• **DIRECTIONS**
Everything from the line with "Output the component" through the line with "const allMeans = [inicialMeans, intermediariaMeans, finalMeans];", inclusive, should be repeated exactly, except the pictures.

Records with drawing code:
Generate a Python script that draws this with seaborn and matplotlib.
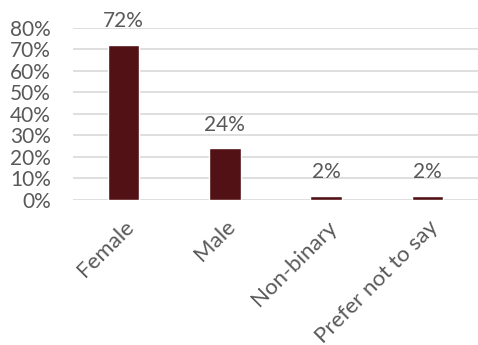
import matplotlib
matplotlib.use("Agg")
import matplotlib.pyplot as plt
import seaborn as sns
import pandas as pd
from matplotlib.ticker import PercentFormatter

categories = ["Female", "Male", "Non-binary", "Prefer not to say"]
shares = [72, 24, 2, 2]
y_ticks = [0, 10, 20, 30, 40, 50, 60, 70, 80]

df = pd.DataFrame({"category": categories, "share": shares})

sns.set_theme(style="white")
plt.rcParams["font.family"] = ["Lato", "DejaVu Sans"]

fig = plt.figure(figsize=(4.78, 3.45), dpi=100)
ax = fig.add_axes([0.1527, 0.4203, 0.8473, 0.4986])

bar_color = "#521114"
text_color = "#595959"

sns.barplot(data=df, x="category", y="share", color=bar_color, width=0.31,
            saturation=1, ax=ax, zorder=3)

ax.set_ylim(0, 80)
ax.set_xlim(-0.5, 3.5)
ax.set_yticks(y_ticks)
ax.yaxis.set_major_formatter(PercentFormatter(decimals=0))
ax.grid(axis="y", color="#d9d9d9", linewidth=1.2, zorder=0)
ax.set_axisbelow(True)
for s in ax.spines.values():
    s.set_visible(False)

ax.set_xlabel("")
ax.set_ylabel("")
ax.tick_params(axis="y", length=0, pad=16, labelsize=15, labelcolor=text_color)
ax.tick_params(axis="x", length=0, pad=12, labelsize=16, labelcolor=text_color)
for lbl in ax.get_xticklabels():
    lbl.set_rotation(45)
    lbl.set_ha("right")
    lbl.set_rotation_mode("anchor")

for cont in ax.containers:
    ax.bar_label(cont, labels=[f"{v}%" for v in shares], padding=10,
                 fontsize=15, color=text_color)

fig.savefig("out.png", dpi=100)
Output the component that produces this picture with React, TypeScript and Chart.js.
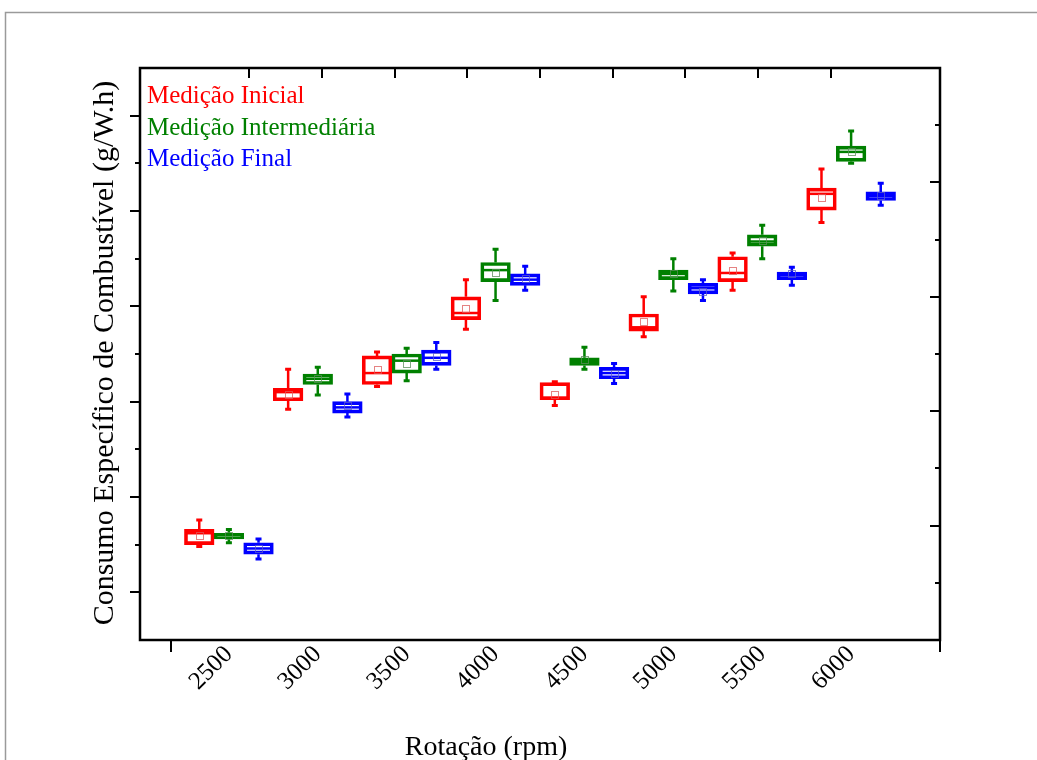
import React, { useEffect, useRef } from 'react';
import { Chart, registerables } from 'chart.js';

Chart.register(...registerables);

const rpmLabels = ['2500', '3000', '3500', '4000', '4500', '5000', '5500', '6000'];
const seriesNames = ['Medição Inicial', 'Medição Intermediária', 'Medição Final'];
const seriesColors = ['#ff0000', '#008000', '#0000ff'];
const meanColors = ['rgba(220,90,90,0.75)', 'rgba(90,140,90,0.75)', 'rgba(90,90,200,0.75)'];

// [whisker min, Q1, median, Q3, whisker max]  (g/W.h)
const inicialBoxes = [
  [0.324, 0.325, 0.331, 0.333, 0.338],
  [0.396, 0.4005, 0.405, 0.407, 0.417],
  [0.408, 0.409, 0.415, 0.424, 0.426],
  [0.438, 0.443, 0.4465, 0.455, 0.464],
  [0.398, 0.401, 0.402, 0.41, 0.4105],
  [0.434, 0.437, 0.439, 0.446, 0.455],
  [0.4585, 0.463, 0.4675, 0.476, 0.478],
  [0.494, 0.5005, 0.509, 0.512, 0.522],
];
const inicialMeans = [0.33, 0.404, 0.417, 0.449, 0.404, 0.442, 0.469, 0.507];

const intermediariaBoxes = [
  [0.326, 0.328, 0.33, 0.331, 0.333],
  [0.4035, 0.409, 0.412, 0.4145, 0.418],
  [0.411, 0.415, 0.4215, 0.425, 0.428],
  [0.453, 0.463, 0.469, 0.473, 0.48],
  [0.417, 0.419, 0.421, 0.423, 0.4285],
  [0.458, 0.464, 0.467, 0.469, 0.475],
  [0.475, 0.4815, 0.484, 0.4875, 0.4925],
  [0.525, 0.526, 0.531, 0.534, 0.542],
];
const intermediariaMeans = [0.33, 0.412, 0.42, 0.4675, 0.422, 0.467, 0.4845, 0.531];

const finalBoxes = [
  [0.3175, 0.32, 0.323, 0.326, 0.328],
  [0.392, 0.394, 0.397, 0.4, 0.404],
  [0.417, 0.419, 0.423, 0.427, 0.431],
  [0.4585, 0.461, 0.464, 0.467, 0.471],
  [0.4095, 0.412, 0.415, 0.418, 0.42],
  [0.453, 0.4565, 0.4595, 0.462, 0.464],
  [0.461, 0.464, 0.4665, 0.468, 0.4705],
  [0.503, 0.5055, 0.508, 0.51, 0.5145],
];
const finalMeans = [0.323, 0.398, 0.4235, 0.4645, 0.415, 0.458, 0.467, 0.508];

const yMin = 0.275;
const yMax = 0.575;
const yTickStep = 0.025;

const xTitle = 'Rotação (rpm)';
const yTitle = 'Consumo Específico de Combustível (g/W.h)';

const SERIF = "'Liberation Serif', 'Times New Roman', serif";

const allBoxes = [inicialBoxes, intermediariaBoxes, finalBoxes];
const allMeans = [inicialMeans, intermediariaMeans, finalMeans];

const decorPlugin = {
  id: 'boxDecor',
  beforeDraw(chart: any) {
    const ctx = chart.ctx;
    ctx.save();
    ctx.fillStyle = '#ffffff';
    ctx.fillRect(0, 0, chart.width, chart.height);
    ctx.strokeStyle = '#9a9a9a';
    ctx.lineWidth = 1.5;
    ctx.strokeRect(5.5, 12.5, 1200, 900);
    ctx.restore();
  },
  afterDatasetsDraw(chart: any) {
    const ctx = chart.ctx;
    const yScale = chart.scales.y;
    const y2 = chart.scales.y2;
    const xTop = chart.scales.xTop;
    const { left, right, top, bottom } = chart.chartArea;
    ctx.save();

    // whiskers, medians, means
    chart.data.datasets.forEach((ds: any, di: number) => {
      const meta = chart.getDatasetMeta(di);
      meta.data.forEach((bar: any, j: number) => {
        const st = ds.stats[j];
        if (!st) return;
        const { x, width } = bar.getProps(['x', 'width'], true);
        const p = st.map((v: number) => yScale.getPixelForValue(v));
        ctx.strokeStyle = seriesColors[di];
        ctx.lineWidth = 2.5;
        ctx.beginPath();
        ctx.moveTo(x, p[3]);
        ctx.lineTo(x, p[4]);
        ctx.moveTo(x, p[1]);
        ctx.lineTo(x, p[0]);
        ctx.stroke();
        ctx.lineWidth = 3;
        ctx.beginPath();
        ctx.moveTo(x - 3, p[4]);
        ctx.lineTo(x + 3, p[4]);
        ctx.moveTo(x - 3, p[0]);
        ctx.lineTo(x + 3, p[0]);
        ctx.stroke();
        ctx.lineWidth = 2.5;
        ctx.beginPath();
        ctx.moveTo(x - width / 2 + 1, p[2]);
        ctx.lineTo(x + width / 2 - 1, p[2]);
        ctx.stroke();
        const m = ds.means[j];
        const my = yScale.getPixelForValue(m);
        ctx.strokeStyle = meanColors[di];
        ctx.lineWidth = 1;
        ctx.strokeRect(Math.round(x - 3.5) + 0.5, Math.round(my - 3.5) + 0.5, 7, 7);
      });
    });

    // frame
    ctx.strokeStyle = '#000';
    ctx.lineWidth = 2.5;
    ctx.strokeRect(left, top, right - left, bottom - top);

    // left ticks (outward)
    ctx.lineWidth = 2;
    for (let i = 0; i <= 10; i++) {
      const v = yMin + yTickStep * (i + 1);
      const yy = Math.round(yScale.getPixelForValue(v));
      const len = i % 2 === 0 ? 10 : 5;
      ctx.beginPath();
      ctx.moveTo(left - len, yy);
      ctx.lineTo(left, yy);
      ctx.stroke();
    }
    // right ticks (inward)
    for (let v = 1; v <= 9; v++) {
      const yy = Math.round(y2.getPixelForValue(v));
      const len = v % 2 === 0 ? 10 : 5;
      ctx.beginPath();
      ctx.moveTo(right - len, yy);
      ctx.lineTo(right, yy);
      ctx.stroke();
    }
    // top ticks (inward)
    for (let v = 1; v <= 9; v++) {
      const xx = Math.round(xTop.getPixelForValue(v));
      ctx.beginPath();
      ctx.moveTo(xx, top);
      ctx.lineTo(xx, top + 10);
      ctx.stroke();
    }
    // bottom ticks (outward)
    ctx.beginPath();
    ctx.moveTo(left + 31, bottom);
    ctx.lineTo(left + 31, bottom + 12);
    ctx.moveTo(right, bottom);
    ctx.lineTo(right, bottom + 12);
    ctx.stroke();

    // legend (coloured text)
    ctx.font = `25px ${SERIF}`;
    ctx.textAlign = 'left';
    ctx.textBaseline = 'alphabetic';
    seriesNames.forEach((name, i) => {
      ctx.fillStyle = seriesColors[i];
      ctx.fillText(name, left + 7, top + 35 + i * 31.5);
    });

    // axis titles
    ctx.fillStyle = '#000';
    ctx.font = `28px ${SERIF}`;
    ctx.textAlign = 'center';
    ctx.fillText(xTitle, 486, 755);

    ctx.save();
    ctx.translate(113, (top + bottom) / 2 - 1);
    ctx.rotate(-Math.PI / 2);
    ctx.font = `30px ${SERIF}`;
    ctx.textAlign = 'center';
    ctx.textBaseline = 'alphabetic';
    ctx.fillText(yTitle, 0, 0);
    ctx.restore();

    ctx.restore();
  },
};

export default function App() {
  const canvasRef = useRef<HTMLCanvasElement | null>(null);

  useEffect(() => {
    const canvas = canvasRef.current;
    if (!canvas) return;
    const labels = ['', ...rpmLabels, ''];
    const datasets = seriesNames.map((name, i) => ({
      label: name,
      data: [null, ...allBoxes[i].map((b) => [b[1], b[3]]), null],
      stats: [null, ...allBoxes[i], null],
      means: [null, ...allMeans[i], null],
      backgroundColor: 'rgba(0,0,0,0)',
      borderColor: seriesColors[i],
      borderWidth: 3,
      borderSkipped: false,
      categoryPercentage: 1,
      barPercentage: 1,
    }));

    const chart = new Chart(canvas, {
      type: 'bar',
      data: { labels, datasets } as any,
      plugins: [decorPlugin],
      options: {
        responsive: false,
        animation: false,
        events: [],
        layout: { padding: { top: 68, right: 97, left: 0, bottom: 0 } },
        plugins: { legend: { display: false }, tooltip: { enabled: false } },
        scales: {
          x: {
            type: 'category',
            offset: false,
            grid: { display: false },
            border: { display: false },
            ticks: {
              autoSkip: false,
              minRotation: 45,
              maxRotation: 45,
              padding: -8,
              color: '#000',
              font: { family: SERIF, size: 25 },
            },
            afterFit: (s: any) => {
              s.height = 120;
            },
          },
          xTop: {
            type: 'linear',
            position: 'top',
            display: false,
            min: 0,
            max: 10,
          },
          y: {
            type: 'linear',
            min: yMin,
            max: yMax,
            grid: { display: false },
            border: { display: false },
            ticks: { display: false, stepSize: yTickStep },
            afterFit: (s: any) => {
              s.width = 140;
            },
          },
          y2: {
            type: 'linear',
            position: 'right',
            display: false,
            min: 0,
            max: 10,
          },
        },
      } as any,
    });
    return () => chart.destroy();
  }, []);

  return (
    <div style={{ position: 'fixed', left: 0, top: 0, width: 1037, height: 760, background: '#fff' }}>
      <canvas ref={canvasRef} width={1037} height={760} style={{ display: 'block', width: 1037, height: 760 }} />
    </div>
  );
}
--
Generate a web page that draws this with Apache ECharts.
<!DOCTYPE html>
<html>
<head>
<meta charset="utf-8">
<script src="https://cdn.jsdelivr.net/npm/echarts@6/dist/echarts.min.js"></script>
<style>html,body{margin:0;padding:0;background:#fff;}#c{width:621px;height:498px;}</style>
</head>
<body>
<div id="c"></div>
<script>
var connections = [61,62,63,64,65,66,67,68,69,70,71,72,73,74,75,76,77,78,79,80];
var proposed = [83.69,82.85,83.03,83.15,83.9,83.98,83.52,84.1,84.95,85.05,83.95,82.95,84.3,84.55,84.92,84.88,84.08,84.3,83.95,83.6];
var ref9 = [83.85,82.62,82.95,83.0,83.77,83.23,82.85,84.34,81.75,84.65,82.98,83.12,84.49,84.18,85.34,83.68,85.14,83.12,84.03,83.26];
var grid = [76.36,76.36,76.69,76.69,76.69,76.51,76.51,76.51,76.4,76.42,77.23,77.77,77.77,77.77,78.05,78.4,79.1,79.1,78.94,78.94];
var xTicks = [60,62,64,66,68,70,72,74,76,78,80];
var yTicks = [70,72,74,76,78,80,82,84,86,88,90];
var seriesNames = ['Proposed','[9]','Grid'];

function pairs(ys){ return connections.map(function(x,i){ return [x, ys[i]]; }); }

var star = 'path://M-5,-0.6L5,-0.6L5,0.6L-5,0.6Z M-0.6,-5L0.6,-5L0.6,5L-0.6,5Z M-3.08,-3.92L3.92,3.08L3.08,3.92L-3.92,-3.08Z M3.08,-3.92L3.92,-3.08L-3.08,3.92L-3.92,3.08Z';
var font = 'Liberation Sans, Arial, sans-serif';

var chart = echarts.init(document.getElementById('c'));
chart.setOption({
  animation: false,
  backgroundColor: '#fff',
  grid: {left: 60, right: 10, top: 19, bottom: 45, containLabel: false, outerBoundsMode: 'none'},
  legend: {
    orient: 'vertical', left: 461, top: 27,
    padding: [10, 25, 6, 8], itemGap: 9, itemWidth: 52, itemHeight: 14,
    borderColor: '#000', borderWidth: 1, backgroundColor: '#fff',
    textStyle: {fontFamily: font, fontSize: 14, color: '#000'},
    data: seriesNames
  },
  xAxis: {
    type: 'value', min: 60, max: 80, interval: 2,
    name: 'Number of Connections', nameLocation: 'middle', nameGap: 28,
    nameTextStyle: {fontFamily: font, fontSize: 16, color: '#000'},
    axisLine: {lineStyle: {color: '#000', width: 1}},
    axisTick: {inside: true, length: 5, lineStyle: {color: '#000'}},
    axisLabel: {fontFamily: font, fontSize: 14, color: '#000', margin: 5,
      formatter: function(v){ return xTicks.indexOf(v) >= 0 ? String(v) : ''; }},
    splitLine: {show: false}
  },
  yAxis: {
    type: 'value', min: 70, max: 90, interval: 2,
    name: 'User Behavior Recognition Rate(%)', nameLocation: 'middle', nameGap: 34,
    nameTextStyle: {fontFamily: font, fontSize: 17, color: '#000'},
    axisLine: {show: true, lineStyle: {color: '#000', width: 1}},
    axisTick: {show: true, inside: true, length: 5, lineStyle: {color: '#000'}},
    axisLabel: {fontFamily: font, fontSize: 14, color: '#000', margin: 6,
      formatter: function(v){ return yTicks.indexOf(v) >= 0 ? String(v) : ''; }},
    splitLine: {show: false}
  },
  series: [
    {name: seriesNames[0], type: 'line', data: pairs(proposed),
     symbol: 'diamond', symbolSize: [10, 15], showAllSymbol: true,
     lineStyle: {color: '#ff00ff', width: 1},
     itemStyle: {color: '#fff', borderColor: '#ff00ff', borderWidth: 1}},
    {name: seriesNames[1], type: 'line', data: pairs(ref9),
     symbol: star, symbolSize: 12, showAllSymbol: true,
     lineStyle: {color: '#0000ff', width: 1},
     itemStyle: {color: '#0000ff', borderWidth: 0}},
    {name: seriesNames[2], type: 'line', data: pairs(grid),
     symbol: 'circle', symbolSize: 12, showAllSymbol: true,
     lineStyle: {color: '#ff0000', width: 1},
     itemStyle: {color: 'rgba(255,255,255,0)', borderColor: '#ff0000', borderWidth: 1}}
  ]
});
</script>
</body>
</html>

• **CORRECT ANSWER**
Output the component that produces this picture with React, TypeScript and Chart.js.
import React, { useEffect, useRef } from 'react';
import { Chart, registerables } from 'chart.js';

Chart.register(...registerables);

const rpmLabels = ['2500', '3000', '3500', '4000', '4500', '5000', '5500', '6000'];
const seriesNames = ['Medição Inicial', 'Medição Intermediária', 'Medição Final'];
const seriesColors = ['#ff0000', '#008000', '#0000ff'];
const meanColors = ['rgba(220,90,90,0.75)', 'rgba(90,140,90,0.75)', 'rgba(90,90,200,0.75)'];

// [whisker min, Q1, median, Q3, whisker max]  (g/W.h)
const inicialBoxes = [
  [0.324, 0.325, 0.331, 0.333, 0.338],
  [0.396, 0.4005, 0.405, 0.407, 0.417],
  [0.408, 0.409, 0.415, 0.424, 0.426],
  [0.438, 0.443, 0.4465, 0.455, 0.464],
  [0.398, 0.401, 0.402, 0.41, 0.4105],
  [0.434, 0.437, 0.439, 0.446, 0.455],
  [0.4585, 0.463, 0.4675, 0.476, 0.478],
  [0.494, 0.5005, 0.509, 0.512, 0.522],
];
const inicialMeans = [0.33, 0.404, 0.417, 0.449, 0.404, 0.442, 0.469, 0.507];

const intermediariaBoxes = [
  [0.326, 0.328, 0.33, 0.331, 0.333],
  [0.4035, 0.409, 0.412, 0.4145, 0.418],
  [0.411, 0.415, 0.4215, 0.425, 0.428],
  [0.453, 0.463, 0.469, 0.473, 0.48],
  [0.417, 0.419, 0.421, 0.423, 0.4285],
  [0.458, 0.464, 0.467, 0.469, 0.475],
  [0.475, 0.4815, 0.484, 0.4875, 0.4925],
  [0.525, 0.526, 0.531, 0.534, 0.542],
];
const intermediariaMeans = [0.33, 0.412, 0.42, 0.4675, 0.422, 0.467, 0.4845, 0.531];

const finalBoxes = [
  [0.3175, 0.32, 0.323, 0.326, 0.328],
  [0.392, 0.394, 0.397, 0.4, 0.404],
  [0.417, 0.419, 0.423, 0.427, 0.431],
  [0.4585, 0.461, 0.464, 0.467, 0.471],
  [0.4095, 0.412, 0.415, 0.418, 0.42],
  [0.453, 0.4565, 0.4595, 0.462, 0.464],
  [0.461, 0.464, 0.4665, 0.468, 0.4705],
  [0.503, 0.5055, 0.508, 0.51, 0.5145],
];
const finalMeans = [0.323, 0.398, 0.4235, 0.4645, 0.415, 0.458, 0.467, 0.508];

const yMin = 0.275;
const yMax = 0.575;
const yTickStep = 0.025;

const xTitle = 'Rotação (rpm)';
const yTitle = 'Consumo Específico de Combustível (g/W.h)';

const SERIF = "'Liberation Serif', 'Times New Roman', serif";

const allBoxes = [inicialBoxes, intermediariaBoxes, finalBoxes];
const allMeans = [inicialMeans, intermediariaMeans, finalMeans];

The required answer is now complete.